Naturally, McNally addressed their famous love affair,
“the off off Broadway version of the Burtons”, as he put it. In addition
to McNally, several friends spoke lovingly of Albee’s partner of many years,
Jonathan Thomas who predeceased him in 2005. In September of 2010, when I met
Albee at his Montauk home, he said he was working on two plays: one about a
very evil man, and another about a very good man. The latter character was
based on Jonathan Thomas.
More about that conversation, and the playwright’s legacy can be found at: https://www.ft.com/content/9d442662-b6e9-11df-b3dd-00144feabdc0
Albee’s historic exile from Broadway following a series of critical and commercial failures was also recalled at his memorial.
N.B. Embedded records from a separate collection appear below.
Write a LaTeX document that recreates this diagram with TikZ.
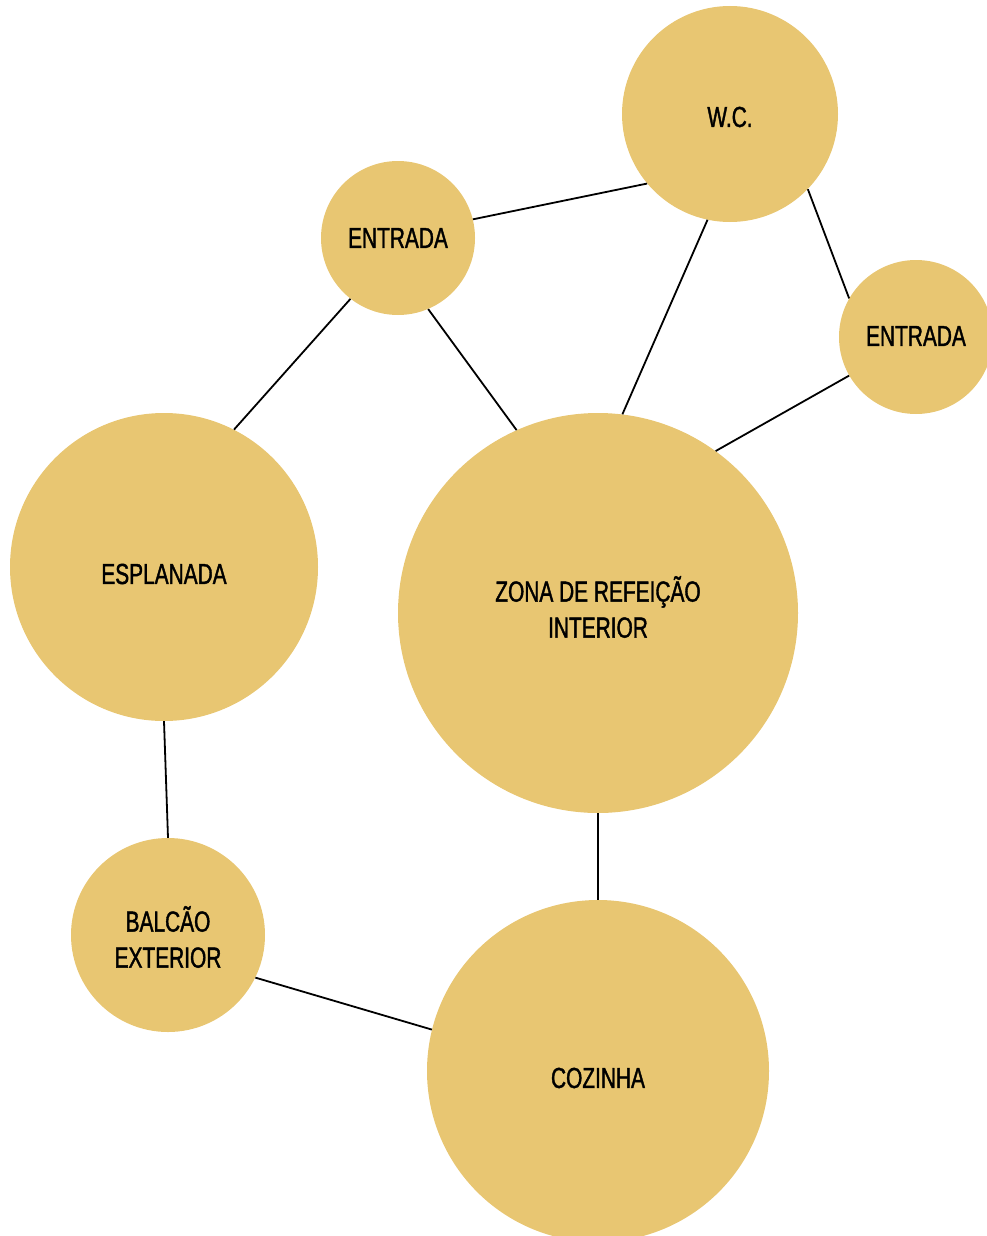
\documentclass[tikz,border=0pt]{standalone}
\usepackage{fontspec}
\setmainfont{Liberation Sans}[FakeStretch=0.72,FakeBold=1.3]
\definecolor{gold}{HTML}{E8C672}
\begin{document}
\begin{tikzpicture}[x=1pt,y=-1pt,
  room/.style={circle,fill=gold,draw=none,inner sep=0pt},
  lbl/.style={align=center,font=\fontsize{29}{36}\selectfont,text=black,inner sep=0pt},
  link/.style={line width=1.8pt,black}]
\useasboundingbox (0,0) rectangle (987,1236);
\node[room,minimum size=216pt,label={[lbl,yshift=-3pt]center:W.C.}] (wc) at (730,114) {};
\node[room,minimum size=154pt,label={[lbl]center:ENTRADA}] (ent1) at (398,238) {};
\node[room,minimum size=154pt,label={[lbl,yshift=1pt]center:ENTRADA}] (ent2) at (916,337) {};
\node[room,minimum size=308pt,label={[lbl,yshift=-7pt]center:ESPLANADA}] (esp) at (164,567) {};
\node[room,minimum size=400pt,label={[lbl,yshift=6pt]center:ZONA DE REFEIÇÃO\\INTERIOR}] (zona) at (598,613) {};
\node[room,minimum size=194pt,label={[lbl,yshift=-2pt]center:BALCÃO\\EXTERIOR}] (balc) at (168,935) {};
\node[room,minimum size=342pt,label={[lbl,yshift=-7pt]center:COZINHA}] (coz) at (598,1071) {};
\draw[link] (ent1.14) -- (wc.220);
\draw[link] (wc.258) -- (zona.83);
\draw[link] (wc.316) -- (ent2.150);
\draw[link] (ent1.232) -- (esp.63);
\draw[link] (ent1.293) -- (zona.114);
\draw[link] (ent2.210) -- (zona.54);
\draw[link] (zona.270) -- (coz.90);
\draw[link] (esp.270) -- (balc.90);
\draw[link] (balc.334) -- (coz.166);
\end{tikzpicture}
\end{document}
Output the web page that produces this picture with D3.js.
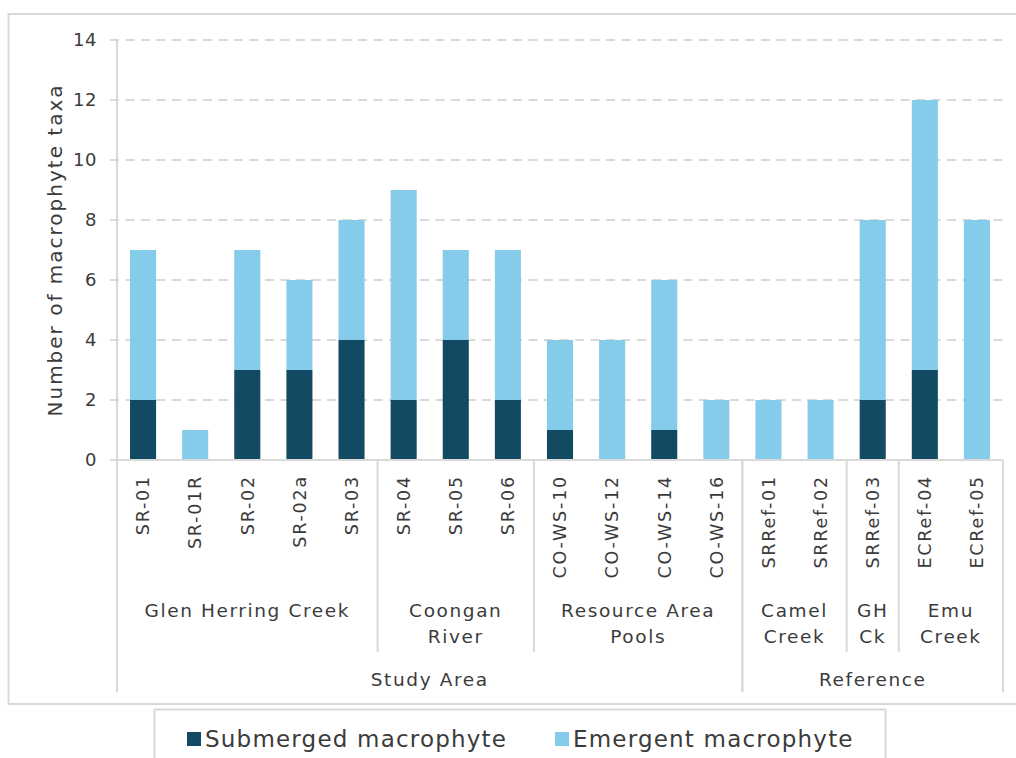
<!DOCTYPE html>
<html>
<head>
<meta charset="utf-8">
<script src="https://cdn.jsdelivr.net/npm/d3@7"></script>
<style>
  html, body { margin: 0; padding: 0; background: #fff; }
  svg { display: block; }
</style>
</head>
<body>
<svg id="chart" width="1016" height="758"></svg>
<script>
// Sampling sites (x categories)
const sites = ["SR-01", "SR-01R", "SR-02", "SR-02a", "SR-03", "SR-04", "SR-05", "SR-06",
  "CO-WS-10", "CO-WS-12", "CO-WS-14", "CO-WS-16",
  "SRRef-01", "SRRef-02", "SRRef-03", "ECRef-04", "ECRef-05"];

// Number of taxa per site
const submerged = [2, 0, 3, 3, 4, 2, 4, 2, 1, 0, 1, 0, 0, 0, 2, 3, 0];
const emergent  = [5, 1, 4, 3, 4, 7, 3, 5, 3, 4, 5, 2, 2, 2, 6, 9, 8];

// Waterbody groups (label lines, number of sites)
const waterbodyNames = [["Glen Herring Creek"], ["Coongan", "River"], ["Resource Area", "Pools"],
  ["Camel", "Creek"], ["GH", "Ck"], ["Emu", "Creek"]];
const waterbodySizes = [5, 3, 4, 2, 1, 2];

// Area groups
const areaNames = ["Study Area", "Reference"];
const areaSizes = [12, 5];

const yTicks = [0, 2, 4, 6, 8, 10, 12, 14];
const seriesNames = ["Submerged macrophyte", "Emergent macrophyte"];
const seriesColors = ["#134A63", "#85CBEA"];

const yTitle = "Number of macrophyte taxa";

const FONT = "'DejaVu Sans', sans-serif";
const TEXT = "#3b3b3b";
const GRID = "#d9d9d9";

const svg = d3.select("#chart");

const plot = { left: 117, right: 1003, top: 40, bottom: 460 };

const x = d3.scaleBand().domain(sites).range([plot.left, plot.right])
  .paddingInner(0.5).paddingOuter(0.25);
const y = d3.scaleLinear().domain([0, 14]).range([plot.bottom, plot.top]);

// Outer frame
svg.append("path")
  .attr("d", `M1020,14 H8.5 V704 H1020`)
  .attr("fill", "none").attr("stroke", GRID).attr("stroke-width", 2);

// Gridlines
svg.append("g").selectAll("line").data(yTicks.filter(d => d > 0)).join("line")
  .attr("x1", 110).attr("x2", plot.right)
  .attr("y1", d => y(d)).attr("y2", d => y(d))
  .attr("stroke", GRID).attr("stroke-width", 2).attr("stroke-dasharray", "9,6.5");

// Stacked bars
const rows = sites.map((s, i) => ({ site: s, sub: submerged[i], emg: emergent[i] }));
const stack = d3.stack().keys(["sub", "emg"])(rows);
svg.append("g").selectAll("g").data(stack).join("g")
  .attr("fill", (d, i) => seriesColors[i])
  .selectAll("rect").data(d => d).join("rect")
  .attr("x", d => x(d.data.site))
  .attr("width", x.bandwidth())
  .attr("y", d => y(d[1]))
  .attr("height", d => y(d[0]) - y(d[1]));

// Y axis line and ticks
svg.append("line").attr("x1", plot.left).attr("x2", plot.left)
  .attr("y1", plot.top).attr("y2", 692).attr("stroke", GRID).attr("stroke-width", 2);
svg.append("line").attr("x1", 110).attr("x2", plot.right)
  .attr("y1", plot.bottom).attr("y2", plot.bottom).attr("stroke", GRID).attr("stroke-width", 2);
svg.append("g").selectAll("line").data(yTicks).join("line")
  .attr("x1", 110).attr("x2", plot.left)
  .attr("y1", d => y(d)).attr("y2", d => y(d))
  .attr("stroke", GRID).attr("stroke-width", 2);

svg.append("g").selectAll("text").data(yTicks).join("text")
  .attr("x", 97).attr("y", d => y(d)).attr("dy", "0.36em")
  .attr("text-anchor", "end")
  .attr("font-family", FONT).attr("font-size", 18).attr("letter-spacing", 0.5).attr("fill", TEXT)
  .text(d => d);

svg.append("text")
  .attr("transform", `translate(62,250) rotate(-90)`)
  .attr("text-anchor", "middle")
  .attr("font-family", FONT).attr("font-size", 20).attr("letter-spacing", 2).attr("fill", TEXT)
  .text(yTitle);

// Site labels
svg.append("g").selectAll("text").data(sites).join("text")
  .attr("transform", d => `translate(${x(d) + x.bandwidth() / 2},475) rotate(-90)`)
  .attr("dy", "0.36em")
  .attr("text-anchor", "end")
  .attr("font-family", FONT).attr("font-size", 17.5).attr("letter-spacing", 1.8).attr("fill", TEXT)
  .text(d => d);

// Boundaries between bands
const step = x.step();
const edgeLeft = i => x(sites[i]) - (step - x.bandwidth()) / 2;
const edgeRight = i => x(sites[i]) + x.bandwidth() + (step - x.bandwidth()) / 2;

// Waterbody groups
let start = 0;
const wb = waterbodySizes.map((n, k) => {
  const g = { names: waterbodyNames[k], x0: start === 0 ? plot.left : edgeLeft(start), x1: edgeRight(start + n - 1) };
  start += n;
  return g;
});
start = 0;
const ar = areaSizes.map((n, k) => {
  const g = { name: areaNames[k], x0: start === 0 ? plot.left : edgeLeft(start), x1: start + n === sites.length ? plot.right : edgeRight(start + n - 1) };
  start += n;
  return g;
});

const areaEdges = new Set(ar.map(g => Math.round(g.x0)).concat(ar.map(g => Math.round(g.x1))));
const wbEdges = wb.map(g => g.x0).filter((v, i) => i > 0 && !areaEdges.has(Math.round(v)));

svg.append("g").selectAll("line").data(wbEdges).join("line")
  .attr("x1", d => d).attr("x2", d => d).attr("y1", plot.bottom).attr("y2", 652)
  .attr("stroke", GRID).attr("stroke-width", 2);

const areaLines = [...new Set(ar.flatMap(g => [g.x0, g.x1]))].filter(v => v !== plot.left);
svg.append("g").selectAll("line").data(areaLines).join("line")
  .attr("x1", d => d).attr("x2", d => d).attr("y1", plot.bottom).attr("y2", 692)
  .attr("stroke", GRID).attr("stroke-width", 2);

const wbText = svg.append("g").selectAll("text").data(wb).join("text")
  .attr("x", d => (d.x0 + d.x1) / 2).attr("y", 617)
  .attr("text-anchor", "middle")
  .attr("font-family", FONT).attr("font-size", 18.5).attr("letter-spacing", 1.6).attr("fill", TEXT);
wbText.selectAll("tspan").data(d => d.names.map(n => ({ n, cx: (d.x0 + d.x1) / 2 }))).join("tspan")
  .attr("x", d => d.cx).attr("dy", (d, i) => i === 0 ? 0 : 26)
  .text(d => d.n);

svg.append("g").selectAll("text").data(ar).join("text")
  .attr("x", d => (d.x0 + d.x1) / 2).attr("y", 686)
  .attr("text-anchor", "middle")
  .attr("font-family", FONT).attr("font-size", 18.5).attr("letter-spacing", 1.6).attr("fill", TEXT)
  .text(d => d.name);

// Legend
svg.append("rect").attr("x", 154.5).attr("y", 709.5).attr("width", 731).attr("height", 60)
  .attr("fill", "#fff").attr("stroke", GRID).attr("stroke-width", 2);
const legendX = [187, 555];
const lg = svg.append("g").selectAll("g").data(seriesNames).join("g")
  .attr("transform", (d, i) => `translate(${legendX[i]},732)`);
lg.append("rect").attr("width", 14).attr("height", 14).attr("fill", (d, i) => seriesColors[i]);
lg.append("text").attr("x", 18).attr("y", 7).attr("dy", "0.36em")
  .attr("font-family", FONT).attr("font-size", 23).attr("letter-spacing", 1.2).attr("fill", TEXT)
  .text(d => d);
</script>
</body>
</html>
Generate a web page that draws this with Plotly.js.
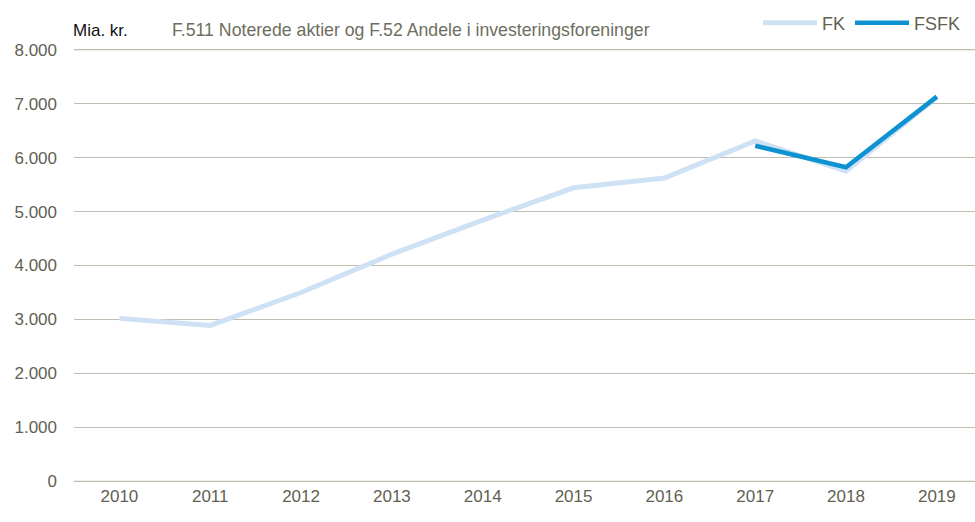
<!DOCTYPE html>
<html><head><meta charset="utf-8">
<script src="https://cdn.plot.ly/plotly-3.0.1.min.js"></script>
<style>html,body{margin:0;padding:0;background:#fff}</style>
</head><body><div id="chart" style="width:975px;height:522px"></div>
<script>
const years = ["2010","2011","2012","2013","2014","2015","2016","2017","2018","2019"];
const fk = [3020, 2890, 3500, 4210, 4840, 5440, 5620, 6310, 5750, 7120];
const fsfkYears = ["2017","2018","2019"];
const fsfk = [6220, 5820, 7130];
const yTicks = [0,1000,2000,3000,4000,5000,6000,7000,8000];

const FONT = '"Liberation Sans Narrow","Arial Narrow","Liberation Sans",Arial,sans-serif';
const TXT = '#5f5f52';
const GRID = '#bdbdb0';

const traces = [
  {x: years, y: fk, name: 'FK', type: 'scatter', mode: 'lines',
   line: {color: '#cfe1f4', width: 5}},
  {x: fsfkYears, y: fsfk, name: 'FSFK', type: 'scatter', mode: 'lines',
   line: {color: '#0f92d2', width: 4.5}}
];

const layout = {
  width: 975, height: 522,
  margin: {l: 74, r: 0, t: 47, b: 38},
  paper_bgcolor: '#fff', plot_bgcolor: '#fff',
  separators: ',.',
  font: {family: FONT, size: 17, color: TXT},
  showlegend: true,
  legend: {orientation: 'h', x: 0.99, xanchor: 'right', y: 1.055, yanchor: 'middle',
           itemwidth: 54, font: {family: FONT, size: 18, color: TXT},
           bgcolor: 'rgba(0,0,0,0)', tracegroupgap: 0},
  xaxis: {type: 'category', range: [-0.5, 9.42], showgrid: false, zeroline: false,
          showline: false, ticks: '', tickfont: {family: FONT, size: 17, color: TXT}},
  yaxis: {range: [-50, 8050], tickvals: yTicks, tickformat: ',d', showgrid: true,
          gridcolor: GRID, gridwidth: 1, zeroline: true, zerolinecolor: GRID,
          zerolinewidth: 1, showline: false,
          ticks: '', ticklabelstandoff: 16,
          tickfont: {family: FONT, size: 17, color: TXT}},
  shapes: [
    {type: 'line', xref: 'paper', yref: 'y', x0: 0, x1: 1,
     y0: yTicks[yTicks.length - 1], y1: yTicks[yTicks.length - 1],
     line: {color: GRID, width: 1.2}, layer: 'above'},
    {type: 'line', xref: 'paper', yref: 'y', x0: 0, x1: 1,
     y0: yTicks[0], y1: yTicks[0],
     line: {color: GRID, width: 1.2}, layer: 'above'}
  ],
  annotations: [
    {text: 'Mia. kr.', xref: 'paper', yref: 'paper', x: -0.003, y: 1.038,
     xanchor: 'left', yanchor: 'middle', showarrow: false,
     font: {family: FONT, size: 17, color: '#111'}},
    {text: 'F.511 Noterede aktier og F.52 Andele i investeringsforeninger', xref: 'paper', yref: 'paper',
     x: 0.107, y: 1.038, xanchor: 'left', yanchor: 'middle', showarrow: false,
     font: {family: FONT, size: 17.7, color: '#6e6e60'}}
  ]
};
Plotly.newPlot('chart', traces, layout, {displayModeBar: false});
</script></body></html>
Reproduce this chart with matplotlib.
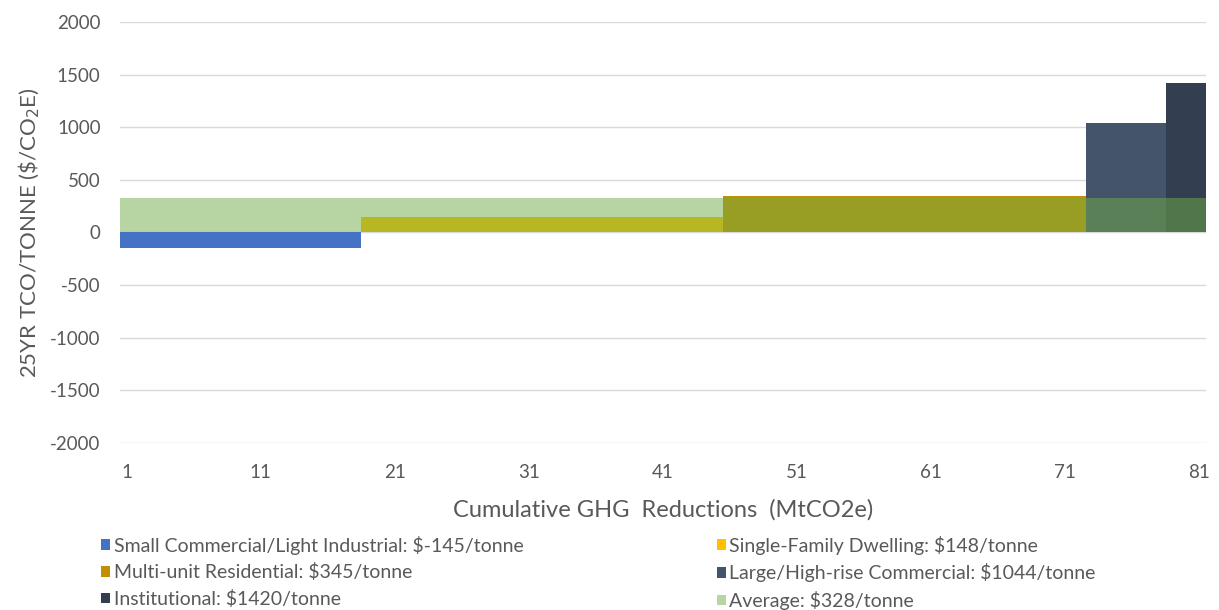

In the words of the playwright Arthur Kopit, “he withstood the critical
onslaught and kept writing the plays he wanted to write. With his later works,
the Pulitzer prize-winning drama Three Tall Women and The
Goat, Albee renewed his place in the New York theater.
A thirst for truth and self-discovery that riddled his personal life also dominated his plays. “Who am I?” “Who are you?” These are the questions that boldly appear in Albee’s plays, most directly perhaps in A Delicate Balance, in which the late Marian Seldes’ portrayal of a distraught divorcee who runs home to her parents, garnered her a Tony Award. Indeed, her voice was heard on this occasion in audio recordings,
reminiscing about their endearing relationship and the professional esteem they
held for one another. His favorite word, she remarked, was “Onward”.